Richard Brown's Review into rail franchising, published 10 January, has missed the opportunity to improve the UK's rail system, says the Trades Union Congress (TUC).
Mr Brown concludes in his report that rail franchising is "not broken" but the TUC has expressed disappointment that he appears to have joined the government in turning a blind eye to the problems of rail privatisation.
Research published by the TUC's Action for Rail campaign in October 2012, revealed that train operating companies (TOCs) made a £2.7 billion net gain from taxpayers in 2011-12.
This analysis of official figures shows that in return for paying £1.17 billion in premium costs to run services, companies received total public subsidies of £3.88 billion in 2011-12.
Despite being huge net recipients of public money, the TUC says serious questions remain about the value that private train operators are providing.
A study published last year by Transport for Quality of Life estimated that train operating companies contributed just one per cent of the investment that went into improving the UK's railways.
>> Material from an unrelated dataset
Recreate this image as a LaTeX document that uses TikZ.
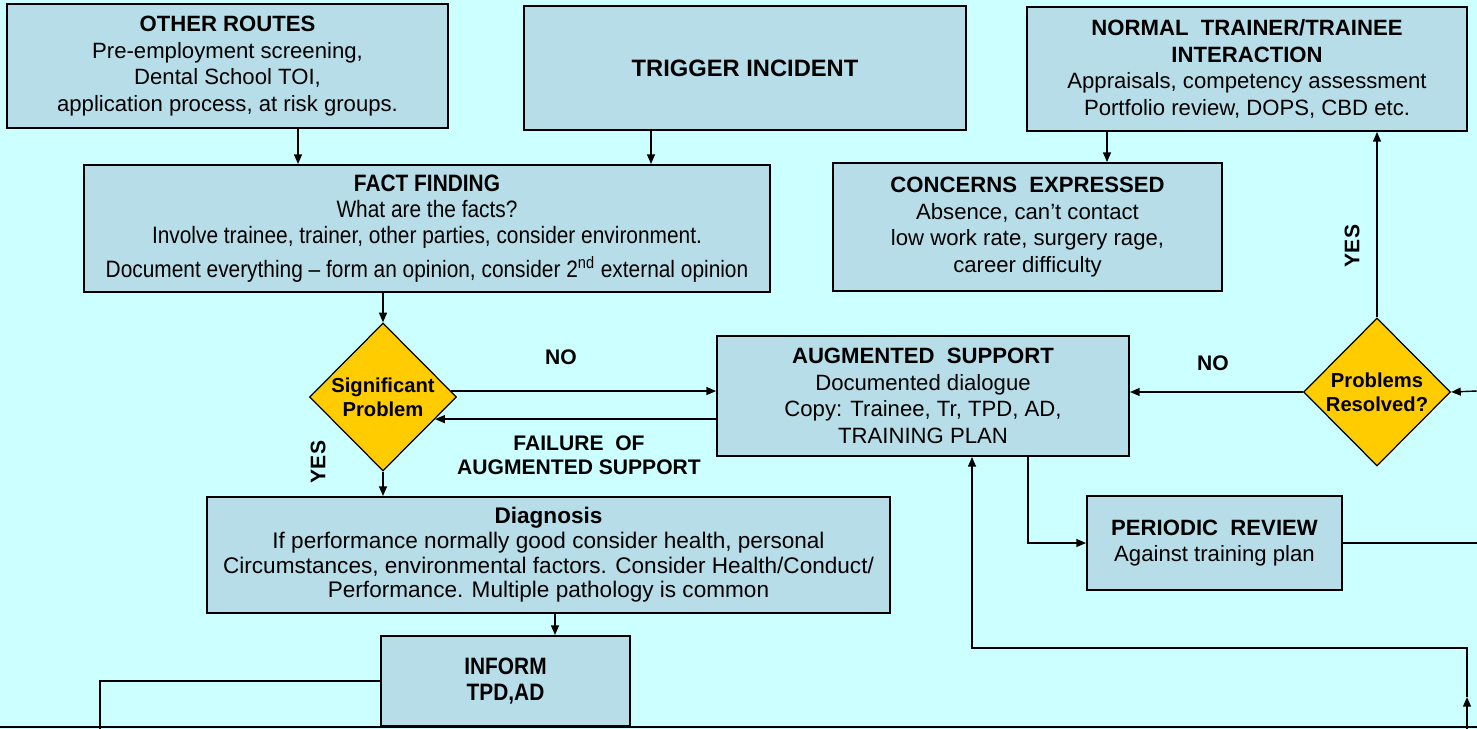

This contrasts sharply with the total cost of privatised rail, estimated by the Transport for Quality of Life report to be around £1.2billion per year.
The TUC says it has long been warning that the cost of franchising has resulted in the most expensive fares in Europe, and comes at a time when the government is planning to close ticket offices, and remove staff from trains and stations.
TUC General Secretary and chair of the Action for Rail campaign Frances O'Grady said: "This report shows how successive models of franchising have failed. However, instead of recognising that privatised rail operators are ill-equipped to provide a sustainable long-term public service, the review concludes that the UK needs more of the same.
"Our current system of corporate welfare - where train operators make a play of bidding for contracts knowing that their future revenue will be underwritten by the taxpayer - sadly looks here to stay.
"With such high costs associated with franchising and so little innovation or investment coming from the private sector, it is increasingly hard to justify the point of franchising."
She concluded: "Nothing appears to have been learned from the success of the publicly-owned East Coast Mainline, which has re-invested profits back into services. Instead, public rail subsidies will continue to end up in the pockets of shareholders. That is not my idea of putting passengers first and this review is a huge missed opportunity."